_Data shown_.
#####

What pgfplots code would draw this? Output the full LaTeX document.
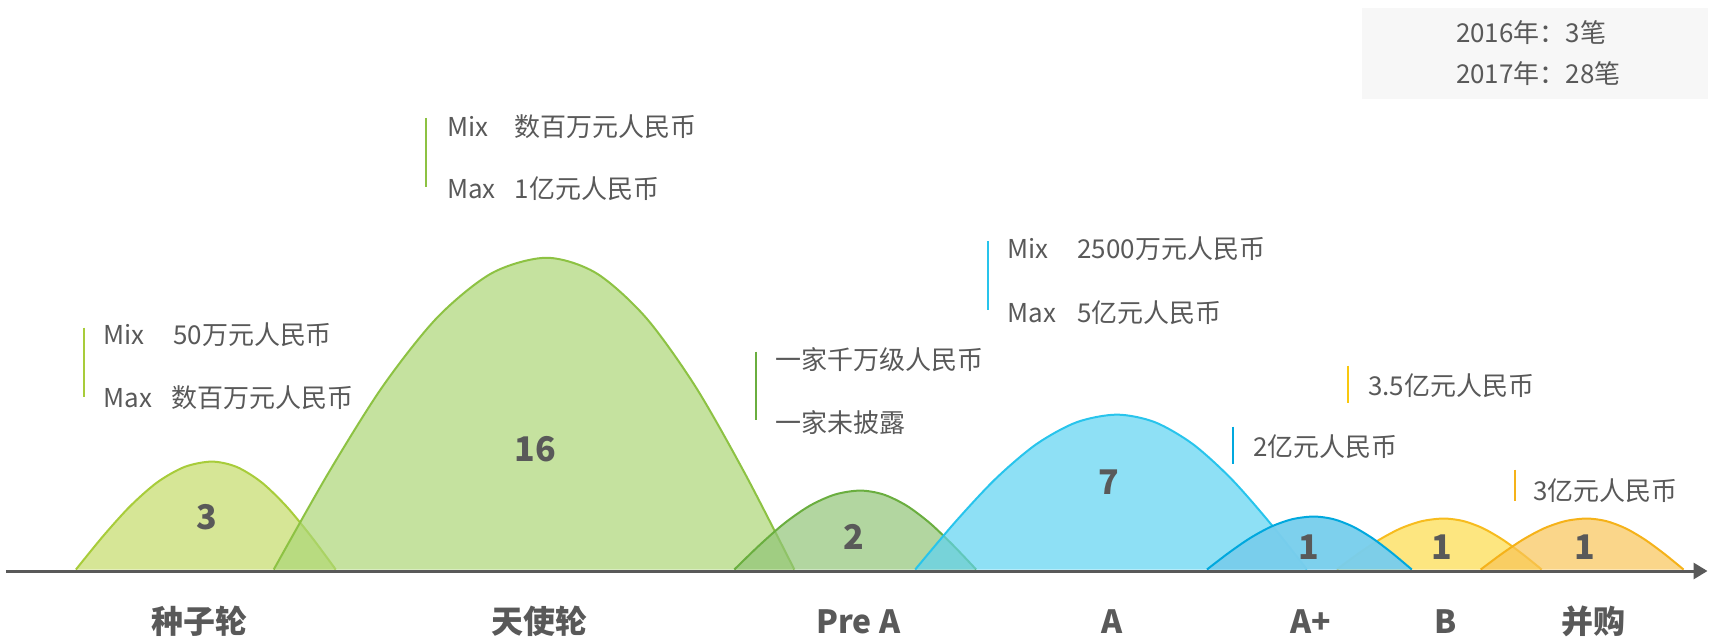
\documentclass[border=0pt]{standalone}
\usepackage{pgfplots}
\pgfplotsset{compat=1.18}
\usepackage{pgfplotstable}
\usetikzlibrary{arrows.meta}
\usepackage{fontspec}
\setmainfont{Noto Sans CJK SC}
\definecolor{txt}{RGB}{89,89,89}
\definecolor{axg}{RGB}{89,89,89}
\definecolor{seedF}{RGB}{196,219,105}\definecolor{seedL}{RGB}{168,204,58}
\definecolor{angF}{RGB}{172,214,118}\definecolor{angL}{RGB}{141,194,67}
\definecolor{preF}{RGB}{145,196,119}\definecolor{preL}{RGB}{106,174,63}
\definecolor{aF}{RGB}{94,211,241}\definecolor{aL}{RGB}{40,196,236}
\definecolor{apF}{RGB}{121,206,236}\definecolor{apL}{RGB}{0,168,222}
\definecolor{bF}{RGB}{252,219,74}\definecolor{bL}{RGB}{247,188,30}
\definecolor{bBar}{RGB}{249,200,14}
\definecolor{mF}{RGB}{248,196,88}\definecolor{mL}{RGB}{245,178,25}
\definecolor{boxF}{RGB}{247,247,247}

\pgfplotstableread{
x y
76 0
103.2 33.4
130.4 63.5
157.6 87.4
184.8 102.7
212 108
236.8 102.7
261.6 87.4
286.4 63.5
311.2 33.4
336 0
}\seedtab
\pgfplotstableread{
x y
274 0
328.6 96.4
383.2 183.5
437.8 252.4
492.4 296.7
547 312
596.6 296.7
646.2 252.4
695.8 183.5
745.4 96.4
795 0
}\angtab
\pgfplotstableread{
x y
735 0
760.2 24.4
785.4 46.5
810.6 63.9
835.8 75.1
861 79
884.2 75.1
907.4 63.9
930.6 46.5
953.8 24.4
977 0
}\pretab
\pgfplotstableread{
x y
916 0
956.4 47.9
996.8 91.1
1037.2 125.4
1077.6 147.4
1118 155
1156 147.4
1194 125.4
1232 91.1
1270 47.9
1308 0
}\atab
\pgfplotstableread{
x y
1208 0
1229.4 16.4
1250.8 31.2
1272.2 42.9
1293.6 50.4
1315 53
1334.6 50.4
1354.2 42.9
1373.8 31.2
1393.4 16.4
1413 0
}\aptab
\pgfplotstableread{
x y
1338 0
1359.4 15.8
1380.8 30.0
1402.2 41.3
1423.6 48.5
1445 51
1464.6 48.5
1484.2 41.3
1503.8 30.0
1523.4 15.8
1543 0
}\btab
\pgfplotstableread{
x y
1482 0
1503.2 15.8
1524.4 30.0
1545.6 41.3
1566.8 48.5
1588 51
1607.4 48.5
1626.8 41.3
1646.2 30.0
1665.6 15.8
1685 0
}\mtab

\begin{document}
\begin{tikzpicture}
\begin{axis}[x=0.5pt, y=0.5pt, scale only axis,
  xmin=0, xmax=1709, ymin=-69, ymax=570,
  hide axis, clip=false]
\path (axis cs:0,-69) rectangle (axis cs:1709,570);
% top-right box
\fill[boxF] (axis cs:1363,471) rectangle (axis cs:1709,562);
% shapes
\addplot[smooth, draw=none, fill=seedF, fill opacity=0.7] table {\seedtab} -- cycle;
\addplot[smooth, draw=seedL, line width=1pt] table {\seedtab};
\addplot[smooth, draw=none, fill=angF, fill opacity=0.7] table {\angtab} -- cycle;
\addplot[smooth, draw=angL, line width=1pt] table {\angtab};
\addplot[smooth, draw=none, fill=preF, fill opacity=0.7] table {\pretab} -- cycle;
\addplot[smooth, draw=preL, line width=1pt] table {\pretab};
\addplot[smooth, draw=none, fill=aF, fill opacity=0.7] table {\atab} -- cycle;
\addplot[smooth, draw=aL, line width=1pt] table {\atab};
\addplot[smooth, draw=none, fill=bF, fill opacity=0.7] table {\btab} -- cycle;
\addplot[smooth, draw=bL, line width=1pt] table {\btab};
\addplot[smooth, draw=none, fill=apF, fill opacity=0.97] table {\aptab} -- cycle;
\addplot[smooth, draw=apL, line width=1pt] table {\aptab};
\addplot[smooth, draw=none, fill=mF, fill opacity=0.7] table {\mtab} -- cycle;
\addplot[smooth, draw=mL, line width=1pt] table {\mtab};
% axis line
\draw[line width=1.5pt, axg, -{Triangle[length=7pt,width=8pt]}] (axis cs:6,-1.5) -- (axis cs:1709,-1.5);
% annotation bars
\draw[line width=1pt, seedL] (axis cs:84,242) -- (axis cs:84,173);
\draw[line width=1pt, angL] (axis cs:426,452) -- (axis cs:426,383);
\draw[line width=1pt, preL] (axis cs:757,218) -- (axis cs:757,150);
\draw[line width=1pt, aL] (axis cs:989,329) -- (axis cs:989,260);
\draw[line width=1pt, apL] (axis cs:1234,143) -- (axis cs:1234,106);
\draw[line width=1pt, bBar] (axis cs:1349,204) -- (axis cs:1349,167);
\draw[line width=1pt, mL] (axis cs:1516,100) -- (axis cs:1516,69);
% annotation texts
\begin{scope}[every node/.style={anchor=west, inner sep=0pt, text=txt, font=\fontsize{13}{15}\selectfont}]
\node at (axis cs:103,235) {\makebox[35pt][l]{Mix}50万元人民币};
\node at (axis cs:103,172) {\makebox[34pt][l]{Max}数百万元人民币};
\node at (axis cs:447,443) {\makebox[34pt][l]{Mix}数百万元人民币};
\node at (axis cs:447,381) {\makebox[34pt][l]{Max}1亿元人民币};
\node at (axis cs:776,210) {一家千万级人民币};
\node at (axis cs:776,147) {一家未披露};
\node at (axis cs:1008,321) {\makebox[35pt][l]{Mix}2500万元人民币};
\node at (axis cs:1008,257) {\makebox[35pt][l]{Max}5亿元人民币};
\node at (axis cs:1254,123) {2亿元人民币};
\node at (axis cs:1369,184) {3.5亿元人民币};
\node at (axis cs:1534,79) {3亿元人民币};
\node at (axis cs:1457,537) {2016年：3笔};
\node at (axis cs:1457,496) {2017年：28笔};
\end{scope}
% numbers
\begin{scope}[every node/.style={anchor=center, inner sep=0pt, text=txt, font=\fontsize{17}{19}\selectfont\bfseries}]
\node at (axis cs:207,52) {3};
\node at (axis cs:536,120) {16};
\node at (axis cs:855,33) {2};
\node at (axis cs:1110,87) {7};
\node at (axis cs:1310,22) {1};
\node at (axis cs:1443,22) {1};
\node at (axis cs:1586,22) {1};
\end{scope}
% categories
\begin{scope}[every node/.style={anchor=center, inner sep=0pt, text=txt, font=\fontsize{16}{18}\selectfont\bfseries}]
\node at (axis cs:200,-52) {种子轮};
\node at (axis cs:540,-52) {天使轮};
\node at (axis cs:859,-52) {Pre A};
\node at (axis cs:1113,-52) {A};
\node at (axis cs:1312,-52) {A+};
\node at (axis cs:1447,-52) {B};
\node at (axis cs:1595,-52) {并购};
\end{scope}
\end{axis}
\end{tikzpicture}
\end{document}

#####

Reproduce the material above verbatim; omit every picture.

_Response to the task_.
What pgfplots code would draw this? Output the full LaTeX document.
\documentclass[border=0pt]{standalone}
\usepackage{pgfplots}
\pgfplotsset{compat=1.18}
\usepackage{pgfplotstable}
\usetikzlibrary{arrows.meta}
\usepackage{fontspec}
\setmainfont{Noto Sans CJK SC}
\definecolor{txt}{RGB}{89,89,89}
\definecolor{axg}{RGB}{89,89,89}
\definecolor{seedF}{RGB}{196,219,105}\definecolor{seedL}{RGB}{168,204,58}
\definecolor{angF}{RGB}{172,214,118}\definecolor{angL}{RGB}{141,194,67}
\definecolor{preF}{RGB}{145,196,119}\definecolor{preL}{RGB}{106,174,63}
\definecolor{aF}{RGB}{94,211,241}\definecolor{aL}{RGB}{40,196,236}
\definecolor{apF}{RGB}{121,206,236}\definecolor{apL}{RGB}{0,168,222}
\definecolor{bF}{RGB}{252,219,74}\definecolor{bL}{RGB}{247,188,30}
\definecolor{bBar}{RGB}{249,200,14}
\definecolor{mF}{RGB}{248,196,88}\definecolor{mL}{RGB}{245,178,25}
\definecolor{boxF}{RGB}{247,247,247}

\pgfplotstableread{
x y
76 0
103.2 33.4
130.4 63.5
157.6 87.4
184.8 102.7
212 108
236.8 102.7
261.6 87.4
286.4 63.5
311.2 33.4
336 0
}\seedtab
\pgfplotstableread{
x y
274 0
328.6 96.4
383.2 183.5
437.8 252.4
492.4 296.7
547 312
596.6 296.7
646.2 252.4
695.8 183.5
745.4 96.4
795 0
}\angtab
\pgfplotstableread{
x y
735 0
760.2 24.4
785.4 46.5
810.6 63.9
835.8 75.1
861 79
884.2 75.1
907.4 63.9
930.6 46.5
953.8 24.4
977 0
}\pretab
\pgfplotstableread{
x y
916 0
956.4 47.9
996.8 91.1
1037.2 125.4
1077.6 147.4
1118 155
1156 147.4
1194 125.4
1232 91.1
1270 47.9
1308 0
}\atab
\pgfplotstableread{
x y
1208 0
1229.4 16.4
1250.8 31.2
1272.2 42.9
1293.6 50.4
1315 53
1334.6 50.4
1354.2 42.9
1373.8 31.2
1393.4 16.4
1413 0
}\aptab
\pgfplotstableread{
x y
1338 0
1359.4 15.8
1380.8 30.0
1402.2 41.3
1423.6 48.5
1445 51
1464.6 48.5
1484.2 41.3
1503.8 30.0
1523.4 15.8
1543 0
}\btab
\pgfplotstableread{
x y
1482 0
1503.2 15.8
1524.4 30.0
1545.6 41.3
1566.8 48.5
1588 51
1607.4 48.5
1626.8 41.3
1646.2 30.0
1665.6 15.8
1685 0
}\mtab

\begin{document}
\begin{tikzpicture}
\begin{axis}[x=0.5pt, y=0.5pt, scale only axis,
  xmin=0, xmax=1709, ymin=-69, ymax=570,
  hide axis, clip=false]
\path (axis cs:0,-69) rectangle (axis cs:1709,570);
% top-right box
\fill[boxF] (axis cs:1363,471) rectangle (axis cs:1709,562);
% shapes
\addplot[smooth, draw=none, fill=seedF, fill opacity=0.7] table {\seedtab} -- cycle;
\addplot[smooth, draw=seedL, line width=1pt] table {\seedtab};
\addplot[smooth, draw=none, fill=angF, fill opacity=0.7] table {\angtab} -- cycle;
\addplot[smooth, draw=angL, line width=1pt] table {\angtab};
\addplot[smooth, draw=none, fill=preF, fill opacity=0.7] table {\pretab} -- cycle;
\addplot[smooth, draw=preL, line width=1pt] table {\pretab};
\addplot[smooth, draw=none, fill=aF, fill opacity=0.7] table {\atab} -- cycle;
\addplot[smooth, draw=aL, line width=1pt] table {\atab};
\addplot[smooth, draw=none, fill=bF, fill opacity=0.7] table {\btab} -- cycle;
\addplot[smooth, draw=bL, line width=1pt] table {\btab};
\addplot[smooth, draw=none, fill=apF, fill opacity=0.97] table {\aptab} -- cycle;
\addplot[smooth, draw=apL, line width=1pt] table {\aptab};
\addplot[smooth, draw=none, fill=mF, fill opacity=0.7] table {\mtab} -- cycle;
\addplot[smooth, draw=mL, line width=1pt] table {\mtab};
% axis line
\draw[line width=1.5pt, axg, -{Triangle[length=7pt,width=8pt]}] (axis cs:6,-1.5) -- (axis cs:1709,-1.5);
% annotation bars
\draw[line width=1pt, seedL] (axis cs:84,242) -- (axis cs:84,173);
\draw[line width=1pt, angL] (axis cs:426,452) -- (axis cs:426,383);
\draw[line width=1pt, preL] (axis cs:757,218) -- (axis cs:757,150);
\draw[line width=1pt, aL] (axis cs:989,329) -- (axis cs:989,260);
\draw[line width=1pt, apL] (axis cs:1234,143) -- (axis cs:1234,106);
\draw[line width=1pt, bBar] (axis cs:1349,204) -- (axis cs:1349,167);
\draw[line width=1pt, mL] (axis cs:1516,100) -- (axis cs:1516,69);
% annotation texts
\begin{scope}[every node/.style={anchor=west, inner sep=0pt, text=txt, font=\fontsize{13}{15}\selectfont}]
\node at (axis cs:103,235) {\makebox[35pt][l]{Mix}50万元人民币};
\node at (axis cs:103,172) {\makebox[34pt][l]{Max}数百万元人民币};
\node at (axis cs:447,443) {\makebox[34pt][l]{Mix}数百万元人民币};
\node at (axis cs:447,381) {\makebox[34pt][l]{Max}1亿元人民币};
\node at (axis cs:776,210) {一家千万级人民币};
\node at (axis cs:776,147) {一家未披露};
\node at (axis cs:1008,321) {\makebox[35pt][l]{Mix}2500万元人民币};
\node at (axis cs:1008,257) {\makebox[35pt][l]{Max}5亿元人民币};
\node at (axis cs:1254,123) {2亿元人民币};
\node at (axis cs:1369,184) {3.5亿元人民币};
\node at (axis cs:1534,79) {3亿元人民币};
\node at (axis cs:1457,537) {2016年：3笔};
\node at (axis cs:1457,496) {2017年：28笔};
\end{scope}
% numbers
\begin{scope}[every node/.style={anchor=center, inner sep=0pt, text=txt, font=\fontsize{17}{19}\selectfont\bfseries}]
\node at (axis cs:207,52) {3};
\node at (axis cs:536,120) {16};
\node at (axis cs:855,33) {2};
\node at (axis cs:1110,87) {7};
\node at (axis cs:1310,22) {1};
\node at (axis cs:1443,22) {1};
\node at (axis cs:1586,22) {1};
\end{scope}
% categories
\begin{scope}[every node/.style={anchor=center, inner sep=0pt, text=txt, font=\fontsize{16}{18}\selectfont\bfseries}]
\node at (axis cs:200,-52) {种子轮};
\node at (axis cs:540,-52) {天使轮};
\node at (axis cs:859,-52) {Pre A};
\node at (axis cs:1113,-52) {A};
\node at (axis cs:1312,-52) {A+};
\node at (axis cs:1447,-52) {B};
\node at (axis cs:1595,-52) {并购};
\end{scope}
\end{axis}
\end{tikzpicture}
\end{document}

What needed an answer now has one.